Daphne scrolled down to the tests she’d ordered as a way of proving to him he couldn’t be from 1885 and frowned to herself. “Did you grow up ... in a cult? Or on a commune?”

“I was raised in my mother’s home in Edinburgh, in the Church of Scotland. No cults.”

“Okay, but like—you have the weirdest set of antibodies I’ve ever seen?”

“My . . . body is odd?”

“No, your—oh god, I can’t explain it. You’ve been exposed to some weird shit, I mean.”

“Such as?”

“Well, I mean, you haven’t been exposed to stuff you should have been if you were vaccinated, like rubella and polio.

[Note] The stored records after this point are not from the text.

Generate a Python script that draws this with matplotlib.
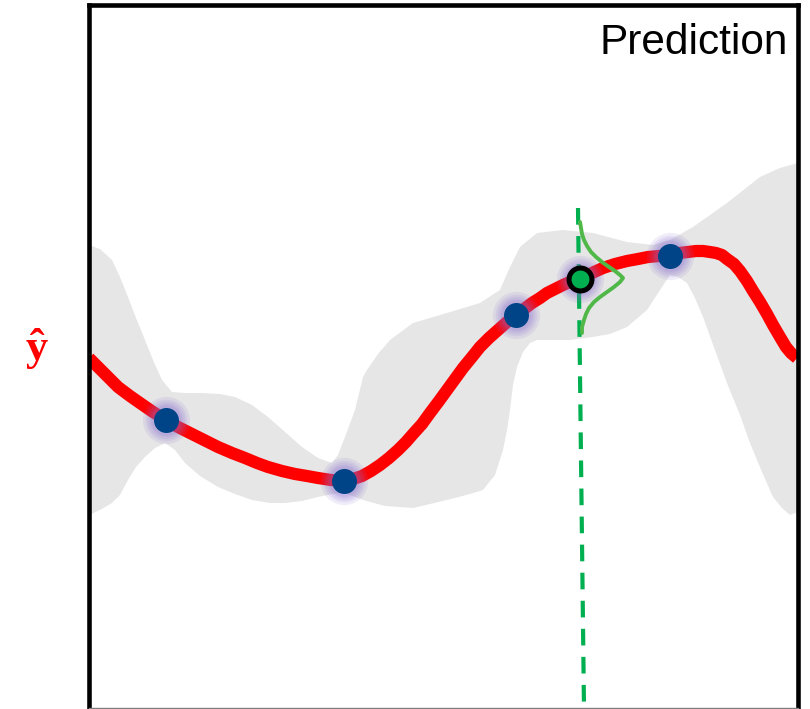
import numpy as np
import matplotlib
matplotlib.use('Agg')
import matplotlib.pyplot as plt

plt.rcParams['lines.scale_dashes'] = False

# positions (x to the right, y downward)
mean_x = [89, 104, 118, 130, 140, 153, 166, 178, 190, 204, 218, 232, 245, 257, 268,
          282, 295, 307, 318, 331, 344, 353, 362, 371, 380, 389, 398, 406, 413, 422,
          430, 439, 447, 455, 463, 472, 480, 489, 498, 507, 516, 524, 532, 540, 547,
          555, 563, 572, 580, 592, 603, 615, 627, 638, 648, 659, 670, 679, 688, 696,
          703, 710, 716, 722, 727, 734, 740, 747, 753, 760, 767, 773, 780, 786, 791, 797]
mean_y = [358, 373, 387, 396, 403, 412, 420, 427, 433, 440, 447, 453, 458, 463, 467,
          471, 474, 476, 478, 480, 481, 479, 476, 471, 465, 458, 450, 442, 434, 424,
          413, 401, 390, 379, 368, 357, 347, 338, 330, 322, 315, 309, 303, 298, 293,
          289, 285, 281, 278, 273, 268, 264, 261, 259, 257, 256, 255, 253, 252, 251,
          251, 252, 253, 255, 259, 264, 271, 281, 291, 302, 314, 325, 337, 347, 353, 358]

upper_x = [89, 100, 112, 120, 128, 136, 145, 153, 162, 172, 185, 202, 220, 235, 252,
           268, 285, 302, 318, 332, 338, 345, 355, 363, 367, 378, 390, 413, 447, 480,
           500, 510, 520, 537, 563, 593, 627, 653, 670, 693, 727, 760, 780, 798]
upper_y = [245, 249, 260, 277, 297, 318, 340, 360, 380, 392, 393, 393, 394, 397, 405,
           417, 432, 447, 458, 463, 455, 437, 410, 377, 370, 354, 340, 323, 313, 303,
           290, 267, 247, 233, 230, 233, 242, 245, 240, 227, 203, 177, 168, 163]

lower_x = [89, 100, 112, 120, 128, 136, 145, 155, 165, 175, 185, 200, 218, 235, 252,
           270, 285, 302, 318, 332, 345, 363, 385, 413, 447, 470, 483, 495, 503, 507,
           510, 513, 517, 523, 530, 537, 570, 593, 610, 627, 647, 660, 670, 678, 687,
           695, 703, 715, 727, 740, 750, 762, 773, 782, 790, 798]
lower_y = [515, 510, 503, 495, 480, 467, 457, 448, 443, 450, 463, 476, 487, 494, 500,
           503, 503, 501, 497, 494, 493, 500, 506, 508, 500, 494, 490, 475, 450, 430,
           410, 385, 367, 352, 343, 340, 340, 337, 334, 327, 310, 290, 275, 277, 283,
           298, 317, 350, 383, 415, 443, 472, 497, 508, 515, 512]

obs_x = [166, 344, 516, 670]
obs_y = [420, 481, 315, 256]

query_x, query_y = 580, 279

dist_x = [580, 581, 582, 584, 587, 591, 596, 602, 609, 615, 620, 623, 620, 614, 607,
          600, 594, 589, 586, 584, 582, 582]
dist_y = [222, 228, 234, 240, 246, 252, 257, 262, 267, 271, 275, 278, 282, 287, 292,
          297, 302, 308, 314, 320, 327, 333]

vline_x = [578, 584]
vline_y = [208, 708]

fig = plt.figure(figsize=(8.1, 7.09), dpi=100)
ax = fig.add_axes([89/810, 1/709, 709/810, 703/709])
ax.set_xlim(89, 798)
ax.set_ylim(708, 5)
ax.set_xticks([])
ax.set_yticks([])

for s in ['left', 'top', 'right']:
    ax.spines[s].set_linewidth(3.3)
    ax.spines[s].set_color('black')
ax.spines['bottom'].set_linewidth(1.0)
ax.spines['bottom'].set_color('#7f7f7f')

# uncertainty band
band_x = upper_x + lower_x[::-1]
band_y = upper_y + lower_y[::-1]
ax.fill(band_x, band_y, color='#e6e6e6', lw=0, zorder=1)

# predicted mean
ax.plot(mean_x, mean_y, color='#ff0000', lw=8.8, solid_capstyle='butt',
        solid_joinstyle='round', zorder=2)

# query line
ax.plot(vline_x, vline_y, color='#00b050', lw=3.0, dashes=(12.0, 8.2), zorder=3)

# predictive distribution
ax.plot(dist_x, dist_y, color='#50b848', lw=2.8, solid_joinstyle='round',
        solid_capstyle='round', zorder=4)

# glow around points
all_x = obs_x + [query_x]
all_y = obs_y + [query_y]
for ms in [34, 30, 27, 24, 22]:
    ax.plot(all_x, all_y, 'o', ms=ms, color='#8a6fd0', alpha=0.12, mew=0, zorder=5)

ax.plot(obs_x, obs_y, 'o', ms=18, color='#004488', mew=0, zorder=6)
ax.plot(query_x, query_y, 'o', ms=16.5, mfc='#00b050', mec='black', mew=3.6, zorder=7)

ax.text(788, 54, 'Prediction', ha='right', va='baseline', fontsize=30.5,
        family='Liberation Sans', color='black', zorder=8)

ax.text(37, 360, '\u0177', ha='center', va='baseline', fontsize=32,
        family='Liberation Serif', fontweight='bold', color='#ff0000', clip_on=False)

fig.savefig('out.png', dpi=100)
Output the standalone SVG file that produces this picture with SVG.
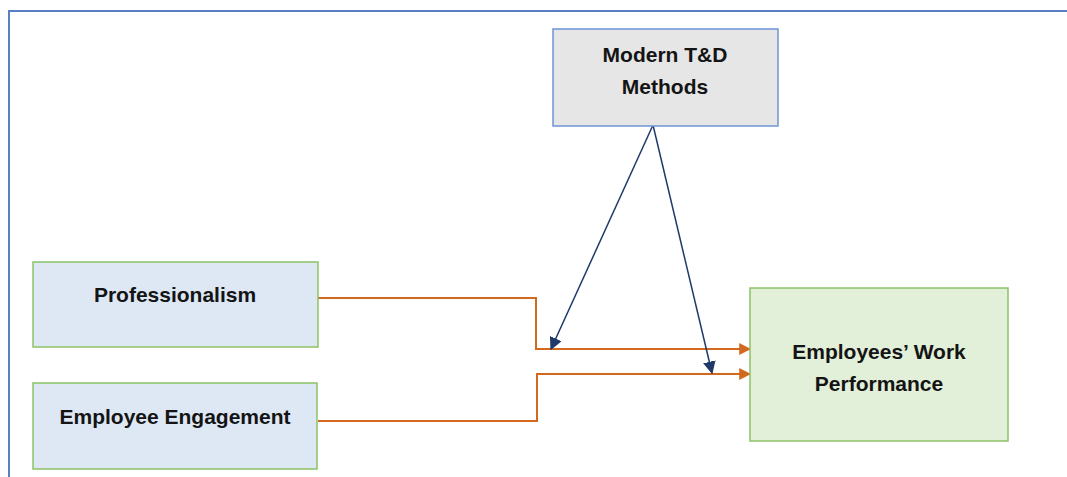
<svg xmlns="http://www.w3.org/2000/svg" width="1067" height="477" viewBox="0 0 1067 477">
  <style>
    .label { font-family: "Liberation Sans", Arial, sans-serif; font-weight: bold; font-size: 21px; fill: #141414; text-anchor: middle; }
    .frame { fill: none; stroke: #5b7fc4; stroke-width: 2; }
    .moderator { fill: #e6e6e6; stroke: #6f94d6; stroke-width: 1.5; }
    .input { fill: #dde8f4; stroke: #8cc265; stroke-width: 1.5; }
    .outcome { fill: #e2efd9; stroke: #8cc265; stroke-width: 1.5; }
    .direct { fill: none; stroke: #d2691e; stroke-width: 2; }
    .moderating { fill: none; stroke: #1f3a6a; stroke-width: 1.5; }
  </style>
  <defs>
    <marker id="arrowOrange" viewBox="0 0 10 10" refX="9" refY="5" markerWidth="6" markerHeight="6" orient="auto" markerUnits="strokeWidth">
      <path d="M0,0 L10,5 L0,10 z" fill="#d2691e"/>
    </marker>
    <marker id="arrowBlue" viewBox="0 0 10 10" refX="9" refY="5" markerWidth="8.5" markerHeight="8.5" orient="auto" markerUnits="strokeWidth">
      <path d="M0,0 L10,5 L0,10 z" fill="#1f3a6a"/>
    </marker>
  </defs>

  <rect width="1067" height="477" fill="#ffffff"/>

  <!-- outer frame -->
  <path class="frame" d="M9,477 L9,11 L1067,11"/>

  <!-- connectors -->
  <g id="connectors">
    <path class="direct" d="M318,298 L536,298 L536,349 L750,349" marker-end="url(#arrowOrange)"/>
    <path class="direct" d="M318,421 L537,421 L537,374 L750,374" marker-end="url(#arrowOrange)"/>
    <path class="direct" d="M537,421 L537,374" stroke="#eda878"/>
    <path class="moderating" d="M653,125 L551,349" marker-end="url(#arrowBlue)"/>
    <path class="moderating" d="M653,125 L712,373" marker-end="url(#arrowBlue)"/>
  </g>

  <g id="node-modern-td">
    <rect class="moderator" x="553" y="29" width="225" height="97"/>
    <text class="label" x="665" y="62">Modern T&amp;D</text>
    <text class="label" x="665" y="94">Methods</text>
  </g>

  <g id="node-professionalism">
    <rect class="input" x="33" y="262" width="285" height="85"/>
    <text class="label" x="175" y="302">Professionalism</text>
  </g>

  <g id="node-engagement">
    <rect class="input" x="33" y="383" width="284" height="86"/>
    <text class="label" x="175" y="424">Employee Engagement</text>
  </g>

  <g id="node-performance">
    <rect class="outcome" x="750" y="288" width="258" height="153"/>
    <text class="label" x="879" y="359">Employees’ Work</text>
    <text class="label" x="879" y="391">Performance</text>
  </g>
</svg>
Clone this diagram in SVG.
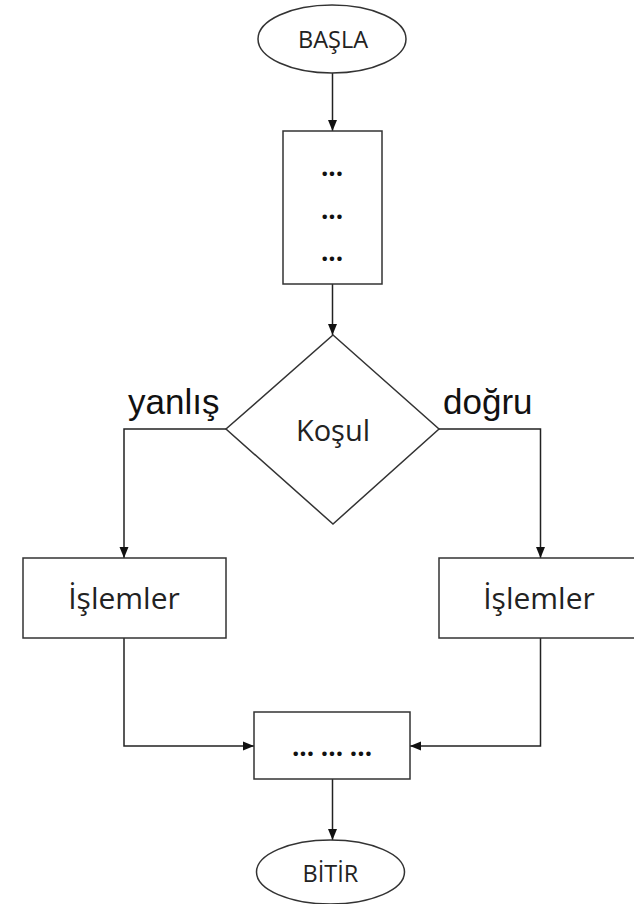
<svg xmlns="http://www.w3.org/2000/svg" width="634" height="904" viewBox="0 0 634 904">
<style>
.shape{fill:#fff;stroke:#333;stroke-width:1.5}
.conn{fill:none;stroke:#222;stroke-width:1.5}
.t{font-family:"Open Sans","Noto Sans",sans-serif;fill:#222;text-anchor:middle}
.lbl{font-family:"Liberation Sans",Arial,sans-serif;fill:#111;font-size:35px}
.dots{font-family:"Open Sans","Noto Sans",sans-serif;fill:#111;text-anchor:middle;font-weight:bold;font-size:26px}
</style>
<defs>
<marker id="ah" markerUnits="userSpaceOnUse" markerWidth="11" markerHeight="10" refX="11" refY="5" orient="auto">
<path d="M0,0.5 L11,5 L0,9.5 z" fill="#111"/>
</marker>
</defs>
<rect width="634" height="904" fill="#fff"/>
<g id="connectors">
<line class="conn" x1="332.5" y1="73" x2="332.5" y2="131" marker-end="url(#ah)"/>
<line class="conn" x1="332.5" y1="284" x2="332.5" y2="335" marker-end="url(#ah)"/>
<polyline class="conn" points="226,429 124,429 124,558" marker-end="url(#ah)"/>
<polyline class="conn" points="439,429 540.5,429 540.5,558" marker-end="url(#ah)"/>
<polyline class="conn" points="124,638 124,746 254,746" marker-end="url(#ah)"/>
<polyline class="conn" points="540.5,638 540.5,746 410,746" marker-end="url(#ah)"/>
<line class="conn" x1="332.5" y1="779" x2="332.5" y2="840" marker-end="url(#ah)"/>
</g>
<g id="basla">
<ellipse class="shape" cx="332" cy="39" rx="74" ry="34"/>
<text class="t" x="333" y="48" font-size="23.5">BAŞLA</text>
</g>
<g id="box1">
<rect class="shape" x="283" y="131" width="99" height="153"/>
<text class="dots" x="332" y="176">...</text>
<text class="dots" x="332" y="218.5">...</text>
<text class="dots" x="332" y="261">...</text>
</g>
<g id="kosul">
<polygon class="shape" points="333,335 439,429 333,524 226,429"/>
<text class="t" x="333" y="441" font-size="29">Koşul</text>
</g>
<g id="labels">
<text class="lbl" x="128" y="414">yanlış</text>
<text class="lbl" x="443" y="414">doğru</text>
</g>
<g id="islemler-left">
<rect class="shape" x="23" y="558" width="203" height="80"/>
<text class="t" x="124" y="609" font-size="30">İşlemler</text>
</g>
<g id="islemler-right">
<rect class="shape" x="439" y="558" width="203" height="80"/>
<text class="t" x="539" y="609" font-size="30">İşlemler</text>
</g>
<g id="box-merge">
<rect class="shape" x="254" y="712" width="156" height="67"/>
<text class="dots" x="332" y="755.5">... ... ...</text>
</g>
<g id="bitir">
<ellipse class="shape" cx="330.5" cy="872" rx="74" ry="32"/>
<text class="t" x="330.5" y="882" font-size="23.5">BİTİR</text>
</g>
</svg>
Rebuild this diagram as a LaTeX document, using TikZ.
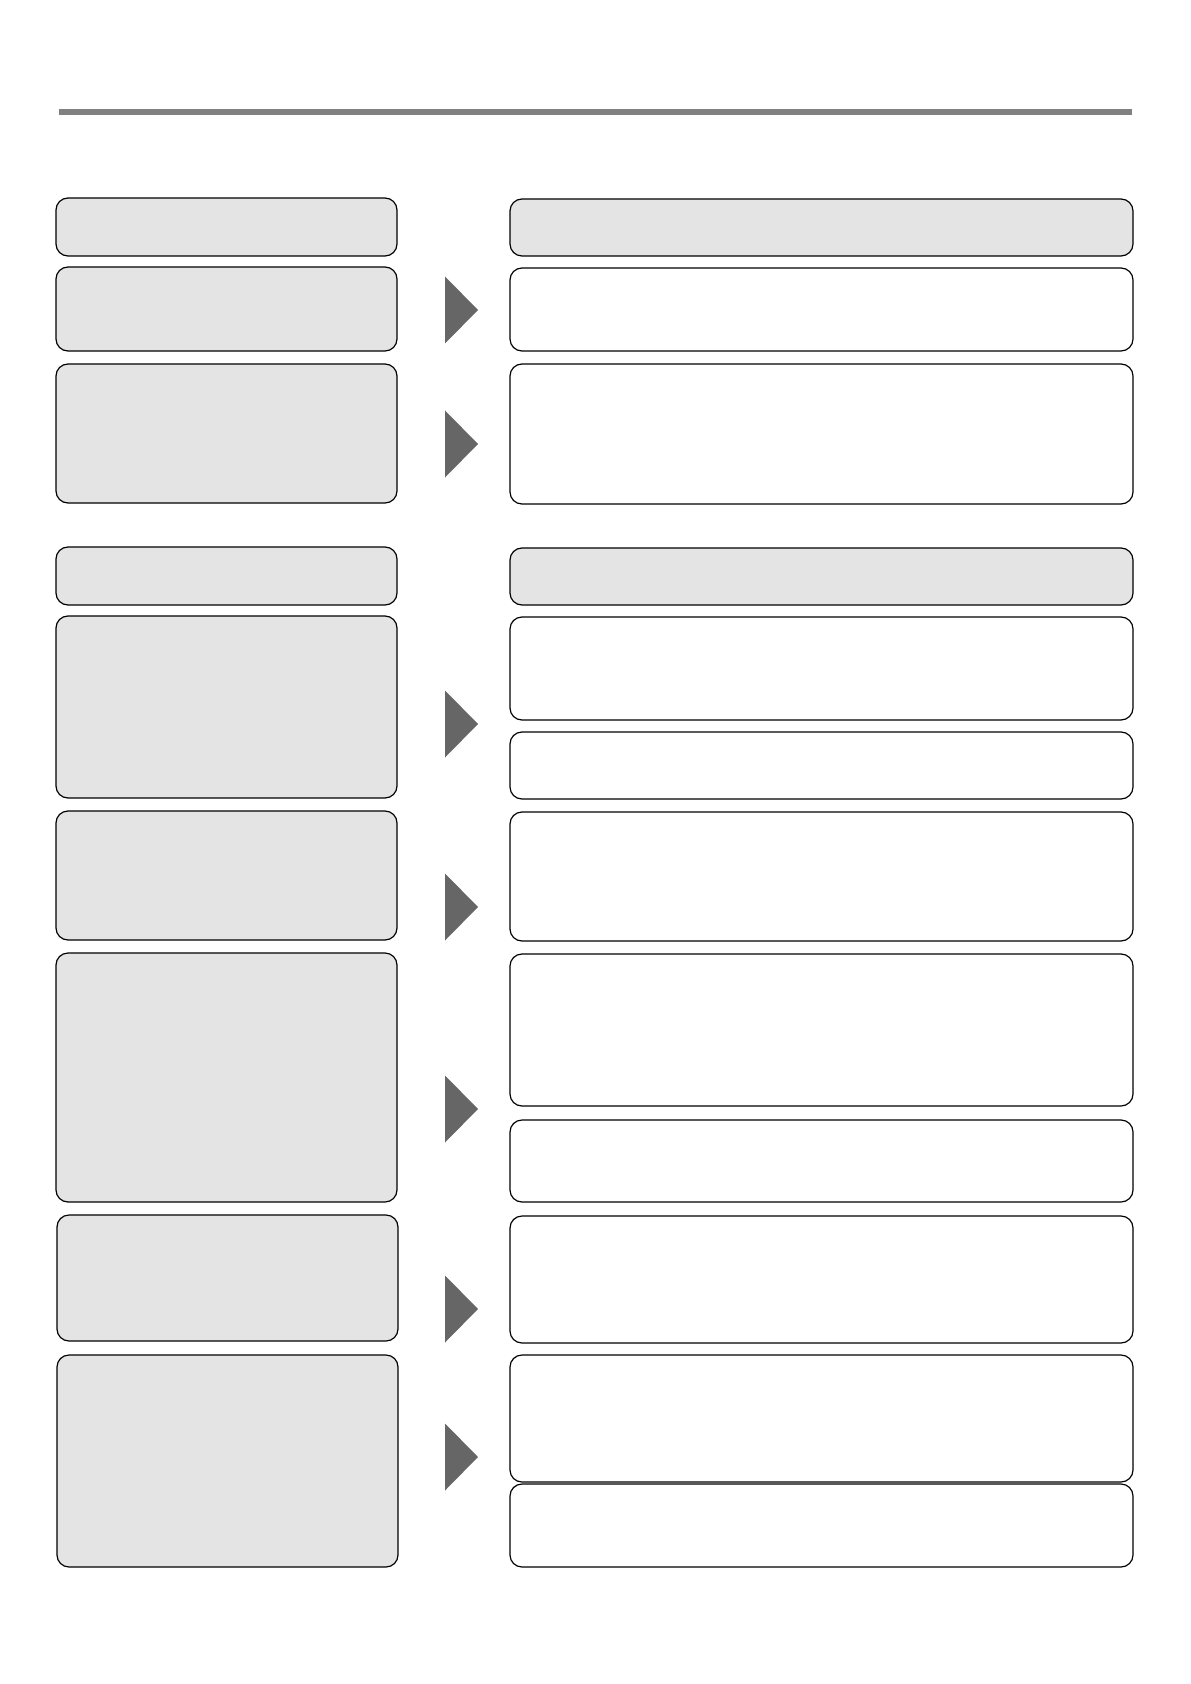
\documentclass[tikz,border=0pt]{standalone}
\usetikzlibrary{fit}
\definecolor{boxgray}{HTML}{E4E4E4}
\definecolor{arrgray}{HTML}{666666}
\definecolor{rulegray}{HTML}{808080}
\tikzset{
  graybox/.style={draw=black, fill=boxgray, line width=0.6pt, rounded corners=6pt, inner sep=0pt, outer sep=0pt},
  whitebox/.style={draw=black, fill=white, line width=0.6pt, rounded corners=6pt, inner sep=0pt, outer sep=0pt},
  arrowtri/.style={fill=arrgray, draw=none},
  toprule/.style={draw=rulegray, line width=3pt}
}
\newcommand\mybox[6]{\node[#1, fit={(#3,#4)(#5,#6)}] (#2) {};}
\newcommand\myarrow[1]{\fill[arrowtri] (445,#1-33.5) -- (478,#1) -- (445,#1+33.5) -- cycle;}
\begin{document}
\begin{tikzpicture}[x=0.5pt,y=-0.5pt]
\useasboundingbox (0,0) rectangle (1190,1684);
\coordinate (rl) at (59,112);
\coordinate (rr) at (1132,112);
\draw[toprule] (rl) -- (rr);
% section 1
\mybox{graybox}{lh1}{56}{198}{397}{256}
\mybox{graybox}{rh1}{510}{199}{1133}{256}
\mybox{graybox}{l1}{56}{267}{397}{351}
\mybox{whitebox}{r1}{510}{268}{1133}{351}
\myarrow{310}
\mybox{graybox}{l2}{56}{364}{397}{503}
\mybox{whitebox}{r2}{510}{364}{1133}{504}
\myarrow{444}
% section 2
\mybox{graybox}{lh2}{56}{547}{397}{605}
\mybox{graybox}{rh2}{510}{548}{1133}{605}
\mybox{graybox}{l3}{56}{616}{397}{798}
\mybox{whitebox}{r3a}{510}{617}{1133}{720}
\mybox{whitebox}{r3b}{510}{732}{1133}{799}
\myarrow{724}
\mybox{graybox}{l4}{56}{811}{397}{940}
\mybox{whitebox}{r4}{510}{812}{1133}{941}
\myarrow{907}
\mybox{graybox}{l5}{56}{953}{397}{1202}
\mybox{whitebox}{r5a}{510}{954}{1133}{1106}
\mybox{whitebox}{r5b}{510}{1120}{1133}{1202}
\myarrow{1109}
\mybox{graybox}{l6}{57}{1215}{398}{1341}
\mybox{whitebox}{r6}{510}{1216}{1133}{1343}
\myarrow{1309}
\mybox{graybox}{l7}{57}{1355}{398}{1567}
\mybox{whitebox}{r7a}{510}{1355}{1133}{1482}
\mybox{whitebox}{r7b}{510}{1484}{1133}{1567}
\myarrow{1457}
\end{tikzpicture}
\end{document}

We usually see that in people who grew up off the grid, or with parents who hate vaccines.”

“I don’t follow.”

“I didn’t think you would,” Daphne admitted. “But you have measles antibodies, so you’ve had that?”

“When I was eight. Four children in my neighborhood died that winter.”

“Oh. Sorry,” Daphne said again, and Henry motioned for her to continue.

“No chicken pox immunity either, and—” She stopped and read the final line of the report to herself four times.

“Shit,” she swore, and lurched off the rolling stool near the computer.

She crossed the room in two strides and grabbed his arm, a stupid, irrelevant voice in her brain noting that it was a very nice forearm, all things considered , and scanned for any telltale bumps.

The skin was smooth and unmarred, but she grabbed his face and tilted it toward the light, looking behind his ear, under his jaw, anywhere it might be hiding.

She’d seen it only in pictures, but it wasn’t exactly a subtle disease.

“Is there a reason you’re mauling me?” he asked, and Daphne let him go, her heart still racing.

“You’ve been exposed to goddamn smallpox ?

” That had been her ace in the hole, the test that she was going to use to definitively prove to him he wasn’t from the past. They’d stopped vaccinating for smallpox in the US sometime around when her parents had been born, and it was declared completely eradicated shortly after that.

No one born in the last few decades of the twentieth century, or the entirety of the twenty-first, had ever been exposed.

It was next to impossible for anyone under the age of fifty from anywhere in the world to have smallpox antibodies.

But Henry did.

“I don’t have it, if that’s what you mean.” He straightened the collar of the hospital gown with as much dignity as someone in one of those could.

“But you’ve been exposed. Which is literally impossible, unless you’ve been vaccinated.”

“You mean inoculated?” Henry asked conversationally. “Of course I have. You haven’t? You have multiple machines that see inside our bodies, but you just let people die of smallpox? How cruel is this century?”

“No, we don’t—we don’t have smallpox anymore. No one does. It’s gone. We eradicated it a long time ago. Wait, they had vaccines back then? In 1885?”

“Again, I’m assuming you mean inoculations, and yes, we have those. For smallpox, at least, although I gather from your tone you have others.” Daphne pulled out her phone and did a quick search, and—holy shit, Britain had had mandatory smallpox vaccines starting in the 1840s.

Henry Frederick MacDonald was telling the truth.

He was actually, literally, truly, from the past.